GIVEN INSTRUCTION — Starting at the top of the listing, extract every line up to and including the one with "BG = '#e8eff0'". Pictures stay out of the copy.

** Begin INFORMATION SUPPLIED **

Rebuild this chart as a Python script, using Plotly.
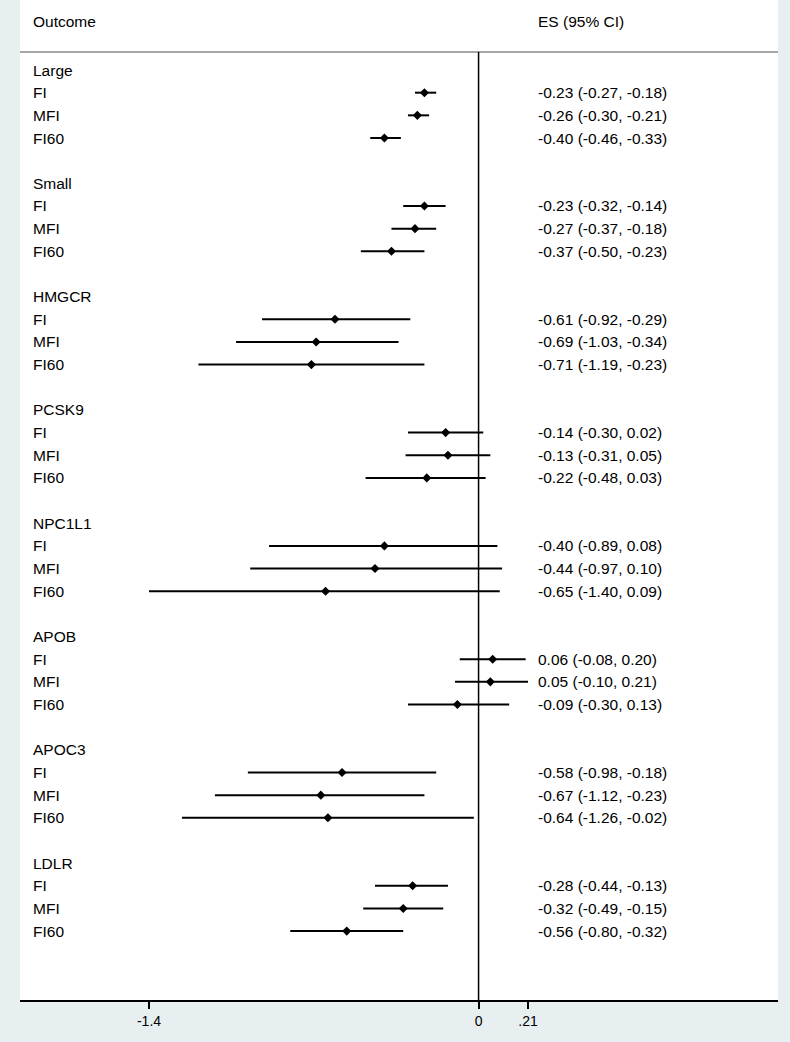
import plotly.graph_objects as go

groups = ['Large', 'Small', 'HMGCR', 'PCSK9', 'NPC1L1', 'APOB', 'APOC3', 'LDLR']
measures = ['FI', 'MFI', 'FI60']

es = [-0.23, -0.26, -0.40,
      -0.23, -0.27, -0.37,
      -0.61, -0.69, -0.71,
      -0.14, -0.13, -0.22,
      -0.40, -0.44, -0.65,
      0.06, 0.05, -0.09,
      -0.58, -0.67, -0.64,
      -0.28, -0.32, -0.56]
lo = [-0.27, -0.30, -0.46,
      -0.32, -0.37, -0.50,
      -0.92, -1.03, -1.19,
      -0.30, -0.31, -0.48,
      -0.89, -0.97, -1.40,
      -0.08, -0.10, -0.30,
      -0.98, -1.12, -1.26,
      -0.44, -0.49, -0.80]
hi = [-0.18, -0.21, -0.33,
      -0.14, -0.18, -0.23,
      -0.29, -0.34, -0.23,
      0.02, 0.05, 0.03,
      0.08, 0.10, 0.09,
      0.20, 0.21, 0.13,
      -0.18, -0.23, -0.02,
      -0.13, -0.15, -0.32]

tick_vals = [-1.4, 0, 0.21]
tick_text = ['-1.4', '0', '.21']

FONT = 'Liberation Sans, Arial, sans-serif'
BG = '#e8eff0'

# row layout: group header, 3 estimates, blank row
rows = []
for g_i, g in enumerate(groups):
    base = g_i * 5
    for m_i, m in enumerate(measures):
        rows.append(base + 1 + m_i)

line_x, line_y = [], []
for r, a, b in zip(rows, lo, hi):
    line_x += [a, b, None]
    line_y += [r, r, None]

fig = go.Figure()
fig.add_trace(go.Scatter(x=line_x, y=line_y, mode='lines',
                         line=dict(color='black', width=2), hoverinfo='skip'))
fig.add_trace(go.Scatter(x=es, y=rows, mode='markers',
                         marker=dict(symbol='diamond', size=7, color='black')))

# left labels
for g_i, g in enumerate(groups):
    base = g_i * 5
    fig.add_annotation(x=0.0145, xref='paper', y=base, yref='y', text=g,
                       showarrow=False, xanchor='left', yanchor='middle')
    for m_i, m in enumerate(measures):
        fig.add_annotation(x=0.0145, xref='paper', y=base + 1 + m_i, yref='y',
                           text=m, showarrow=False, xanchor='left', yanchor='middle')

# ES text
for r, e, a, b in zip(rows, es, lo, hi):
    fig.add_annotation(x=0.681, xref='paper', y=r, yref='y',
                       text='%.2f (%.2f, %.2f)' % (e, a, b),
                       showarrow=False, xanchor='left', yanchor='middle')

fig.add_annotation(x=0.0145, xref='paper', y=-2.12, yref='y', text='Outcome',
                   showarrow=False, xanchor='left', yanchor='middle')
fig.add_annotation(x=0.681, xref='paper', y=-2.12, yref='y', text='ES (95% CI)',
                   showarrow=False, xanchor='left', yanchor='middle')

fig.add_shape(type='line', xref='paper', x0=0, x1=1, yref='y', y0=-0.79, y1=-0.79,
              line=dict(color='#a6a6a6', width=2))
fig.add_shape(type='line', xref='x', x0=0, x1=0, yref='y', y0=-0.79, y1=41.04,
              line=dict(color='black', width=1.5))

fig.update_layout(
    width=790, height=1042,
    margin=dict(l=20, r=12, t=0, b=42),
    paper_bgcolor=BG, plot_bgcolor='white',
    showlegend=False,
    font=dict(family=FONT, size=15.5, color='black'),
    xaxis=dict(range=[-1.948, 1.272], tickvals=tick_vals, ticktext=tick_text,
               showgrid=False, zeroline=False, showline=True, linecolor='black',
               linewidth=2, ticks='outside', ticklen=7, tickwidth=1.5,
               tickcolor='black', tickfont=dict(size=14)),
    yaxis=dict(range=[41.04, -3.09], visible=False, showgrid=False),
)

fig.write_html('out.html', config={'displayModeBar': False},
               post_script="document.body.style.margin='0';"
                           "document.body.style.background='%s';" % BG)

** End INFORMATION SUPPLIED **

EXERCISE SOLUTION —
Rebuild this chart as a Python script, using Plotly.
import plotly.graph_objects as go

groups = ['Large', 'Small', 'HMGCR', 'PCSK9', 'NPC1L1', 'APOB', 'APOC3', 'LDLR']
measures = ['FI', 'MFI', 'FI60']

es = [-0.23, -0.26, -0.40,
      -0.23, -0.27, -0.37,
      -0.61, -0.69, -0.71,
      -0.14, -0.13, -0.22,
      -0.40, -0.44, -0.65,
      0.06, 0.05, -0.09,
      -0.58, -0.67, -0.64,
      -0.28, -0.32, -0.56]
lo = [-0.27, -0.30, -0.46,
      -0.32, -0.37, -0.50,
      -0.92, -1.03, -1.19,
      -0.30, -0.31, -0.48,
      -0.89, -0.97, -1.40,
      -0.08, -0.10, -0.30,
      -0.98, -1.12, -1.26,
      -0.44, -0.49, -0.80]
hi = [-0.18, -0.21, -0.33,
      -0.14, -0.18, -0.23,
      -0.29, -0.34, -0.23,
      0.02, 0.05, 0.03,
      0.08, 0.10, 0.09,
      0.20, 0.21, 0.13,
      -0.18, -0.23, -0.02,
      -0.13, -0.15, -0.32]

tick_vals = [-1.4, 0, 0.21]
tick_text = ['-1.4', '0', '.21']

FONT = 'Liberation Sans, Arial, sans-serif'
BG = '#e8eff0'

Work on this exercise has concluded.